Y aunque todo esto es cierto, aunque ha cundido la censura y la fiebre represiva, uno tiene la sensación de que el rey emérito se ha convertido en un blanco fácil, en una grotesca caricatura sobre la que podemos descargar nuestra ira siempre y cuando las críticas se ciñan a la conducta particular del criticado y no salpiquen a la institución de la monarquía. Es como si Juan Carlos I no hubiera ejercido jamás un reinado de casi cuarenta años o como si sus excesos y sus extravagancias pertenecieran al exclusivo ámbito privado de un ciudadano raso y no a la red de privilegios y complicidades que se ha ido tejiendo alrededor de la Corona.
A finales del siglo XIX, el antropólogo James Frazer observó que las sociedades tribales se organizaban bajo una concepción cíclica de la monarquía. Primero coronaban a un rey joven y le transferían todos los atributos de un dios. Lo adoraban con una devoción supersticiosa. Lo glorificaban como a un objeto sagrado que representaba el destino de todo un pueblo. Sin embargo, la carne se corrompe y los reyes envejecen con una agonía indigna. Solo hay una forma de evitar este triste epílogo, dice Frazer: hay que matar al hombre-dios "y su alma será transferida a un sucesor vigoroso antes de haber sido seriamente menoscabada por la amenazadora decadencia".
Si Frazer hubiera vivido lo suficiente para indagar en los enredos dinásticos de la Corona española, habría podido confirmar una vez más sus teorías. En 2014, cuando la reputación del rey Juan Carlos se arrastraba ya por el cieno, los poderes del antiguo bipartidismo diseñaron una habilidosa maniobra de Estado para poner a salvo los restos de su propio naufragio. Había que sacrificar al viejo rey para reflotar la bendita monarquía. Alfredo Pérez Rubalcaba, ya en la oposición, ofreció con aquella faena su último gran servicio al pacto del 78 y Felipe VI inauguró así su mandato bajo el lema del borrón y la cuenta nueva.

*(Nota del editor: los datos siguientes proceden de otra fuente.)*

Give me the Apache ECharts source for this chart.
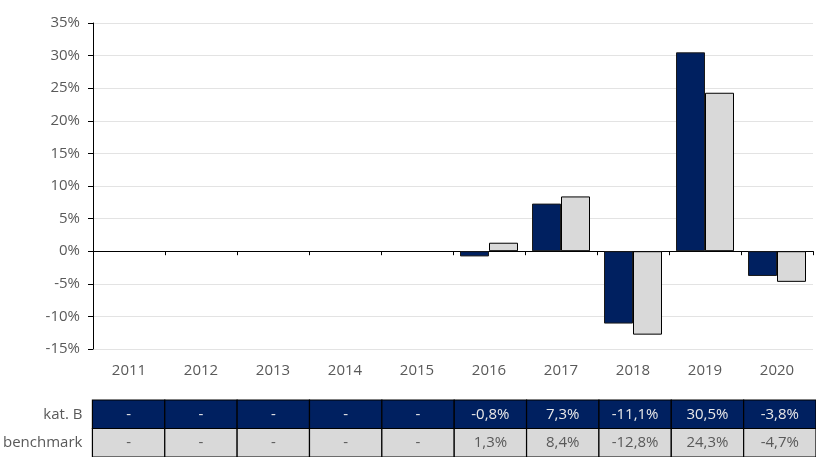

Ahora es más bien cómodo hacer leña del árbol caído y no hay fiel ni converso que no se apunte al bombardeo. Algunos de los que rindieron cuatro décadas de pleitesía ciega al campechano, hoy le piden cuentas y se hacen los ofendidos, qué escándalo, habrase visto. No eran monárquicos sino juancarlistas igual que ahora son felipistas y mañana serán leonoristas, cualquier cosa excepto reconocer que sostienen la monarquía con mayor tesón y eficacia que los monárquicos más acérrimos. Lo que sea excepto reconocer que los republicanos de verdad, y no los impostores, llevaban una vida anunciando lo que de pronto ya es obvio para todo el mundo.
Hacednos caso ahora, que aún estáis a tiempo. Dejad en paz al rey viejo y apuntad al rey vigente, carne de su carne, nieto político de Franco, continuador fiel del juancarlato, elevado al trono por vía venérea y sometido a una costosa operación de chapa y pintura en todas las televisiones de orden y de ley. Afinad bien, no erréis el tiro. Que la condición de vasallo, por fortuna, no es vitalicia ni hereditaria.